• **Request**
Reading the listing below, count the lines that contain the word "this" and give that count alone.

• **Input material**
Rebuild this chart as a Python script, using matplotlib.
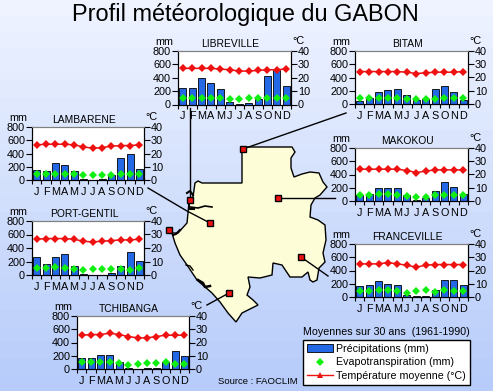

---

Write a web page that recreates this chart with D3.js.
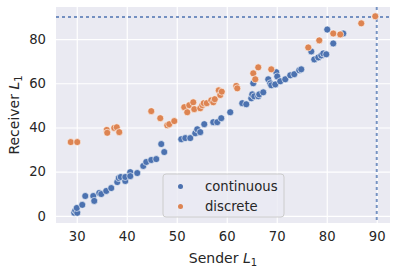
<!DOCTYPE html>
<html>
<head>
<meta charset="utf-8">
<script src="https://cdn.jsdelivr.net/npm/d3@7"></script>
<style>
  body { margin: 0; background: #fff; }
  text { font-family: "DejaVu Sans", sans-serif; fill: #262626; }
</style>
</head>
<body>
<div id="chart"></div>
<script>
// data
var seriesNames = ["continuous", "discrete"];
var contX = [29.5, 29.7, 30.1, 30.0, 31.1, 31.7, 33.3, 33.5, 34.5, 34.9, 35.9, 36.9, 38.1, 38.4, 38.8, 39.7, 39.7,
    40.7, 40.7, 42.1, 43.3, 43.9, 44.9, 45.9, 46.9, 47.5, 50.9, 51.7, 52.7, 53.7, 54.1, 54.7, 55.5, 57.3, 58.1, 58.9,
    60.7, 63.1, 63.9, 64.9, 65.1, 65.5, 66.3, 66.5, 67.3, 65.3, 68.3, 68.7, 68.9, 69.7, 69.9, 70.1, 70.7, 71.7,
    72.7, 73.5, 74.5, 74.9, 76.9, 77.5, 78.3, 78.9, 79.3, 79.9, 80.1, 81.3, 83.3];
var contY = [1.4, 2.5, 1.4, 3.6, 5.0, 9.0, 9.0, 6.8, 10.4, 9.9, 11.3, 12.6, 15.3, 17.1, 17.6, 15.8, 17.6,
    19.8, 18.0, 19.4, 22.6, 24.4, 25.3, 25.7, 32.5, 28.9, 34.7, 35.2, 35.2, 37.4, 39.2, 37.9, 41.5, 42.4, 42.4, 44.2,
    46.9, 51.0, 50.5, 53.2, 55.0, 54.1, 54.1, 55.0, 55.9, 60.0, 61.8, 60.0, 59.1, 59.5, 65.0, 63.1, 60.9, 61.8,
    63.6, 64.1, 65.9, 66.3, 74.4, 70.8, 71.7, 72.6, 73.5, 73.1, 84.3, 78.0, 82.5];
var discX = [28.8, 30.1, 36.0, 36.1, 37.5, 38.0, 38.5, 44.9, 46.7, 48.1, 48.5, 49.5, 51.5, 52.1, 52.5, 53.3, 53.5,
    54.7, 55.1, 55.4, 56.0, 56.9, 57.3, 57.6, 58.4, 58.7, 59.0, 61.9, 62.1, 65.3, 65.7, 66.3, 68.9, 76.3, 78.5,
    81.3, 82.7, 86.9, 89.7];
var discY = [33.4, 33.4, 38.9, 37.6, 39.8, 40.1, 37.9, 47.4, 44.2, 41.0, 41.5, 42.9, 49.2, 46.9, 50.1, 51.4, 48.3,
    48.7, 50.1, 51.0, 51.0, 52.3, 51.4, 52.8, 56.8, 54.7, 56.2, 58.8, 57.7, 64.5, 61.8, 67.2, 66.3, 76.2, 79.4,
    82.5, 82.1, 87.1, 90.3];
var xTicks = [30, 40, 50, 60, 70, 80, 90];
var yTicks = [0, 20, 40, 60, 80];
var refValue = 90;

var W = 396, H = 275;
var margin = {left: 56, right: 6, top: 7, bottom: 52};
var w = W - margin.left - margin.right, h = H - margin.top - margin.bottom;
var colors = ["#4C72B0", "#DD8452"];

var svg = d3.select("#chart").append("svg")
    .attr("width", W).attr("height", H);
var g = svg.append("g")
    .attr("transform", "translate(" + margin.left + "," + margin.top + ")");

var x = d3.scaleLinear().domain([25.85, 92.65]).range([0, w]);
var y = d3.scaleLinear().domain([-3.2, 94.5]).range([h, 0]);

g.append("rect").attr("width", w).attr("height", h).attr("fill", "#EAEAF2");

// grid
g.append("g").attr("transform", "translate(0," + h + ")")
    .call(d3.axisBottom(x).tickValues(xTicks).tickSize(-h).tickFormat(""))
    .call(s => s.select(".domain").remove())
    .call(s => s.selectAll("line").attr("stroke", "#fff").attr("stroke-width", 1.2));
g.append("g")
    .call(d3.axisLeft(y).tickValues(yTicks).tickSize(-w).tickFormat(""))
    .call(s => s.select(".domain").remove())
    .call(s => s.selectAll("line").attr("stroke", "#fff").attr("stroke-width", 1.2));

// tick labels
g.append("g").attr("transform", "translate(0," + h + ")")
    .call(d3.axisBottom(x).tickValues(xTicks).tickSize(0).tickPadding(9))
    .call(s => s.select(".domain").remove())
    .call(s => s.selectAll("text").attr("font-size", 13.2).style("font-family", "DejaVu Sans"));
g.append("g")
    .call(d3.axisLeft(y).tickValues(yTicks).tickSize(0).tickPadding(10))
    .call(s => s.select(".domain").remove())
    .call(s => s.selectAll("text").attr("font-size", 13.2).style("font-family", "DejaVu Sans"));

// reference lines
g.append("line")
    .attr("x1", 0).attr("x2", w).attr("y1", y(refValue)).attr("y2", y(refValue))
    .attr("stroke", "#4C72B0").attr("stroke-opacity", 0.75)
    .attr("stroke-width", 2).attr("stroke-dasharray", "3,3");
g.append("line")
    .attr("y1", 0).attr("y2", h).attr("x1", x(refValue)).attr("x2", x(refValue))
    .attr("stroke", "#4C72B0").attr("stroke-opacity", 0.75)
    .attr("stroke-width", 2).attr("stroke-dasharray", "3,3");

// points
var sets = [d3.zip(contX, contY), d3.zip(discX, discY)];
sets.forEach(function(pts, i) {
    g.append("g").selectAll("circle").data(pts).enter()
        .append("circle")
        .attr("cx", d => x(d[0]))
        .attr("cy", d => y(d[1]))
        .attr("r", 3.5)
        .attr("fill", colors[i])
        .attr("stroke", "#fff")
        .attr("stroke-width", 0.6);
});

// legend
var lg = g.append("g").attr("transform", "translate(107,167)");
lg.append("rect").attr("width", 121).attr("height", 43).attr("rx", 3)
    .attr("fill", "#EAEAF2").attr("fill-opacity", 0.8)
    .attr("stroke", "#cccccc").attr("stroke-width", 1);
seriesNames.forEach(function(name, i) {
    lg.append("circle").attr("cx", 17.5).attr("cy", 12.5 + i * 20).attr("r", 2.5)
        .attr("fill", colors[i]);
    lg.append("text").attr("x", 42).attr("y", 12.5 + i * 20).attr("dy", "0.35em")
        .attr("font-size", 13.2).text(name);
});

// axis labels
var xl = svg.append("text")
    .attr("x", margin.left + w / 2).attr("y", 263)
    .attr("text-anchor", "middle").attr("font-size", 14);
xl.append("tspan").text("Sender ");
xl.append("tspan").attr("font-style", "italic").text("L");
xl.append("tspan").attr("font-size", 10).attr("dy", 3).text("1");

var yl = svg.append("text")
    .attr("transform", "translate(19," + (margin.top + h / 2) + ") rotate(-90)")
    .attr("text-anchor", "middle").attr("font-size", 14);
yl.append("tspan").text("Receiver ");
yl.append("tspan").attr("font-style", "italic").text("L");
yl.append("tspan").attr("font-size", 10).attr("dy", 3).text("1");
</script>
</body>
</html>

• **Output below**
2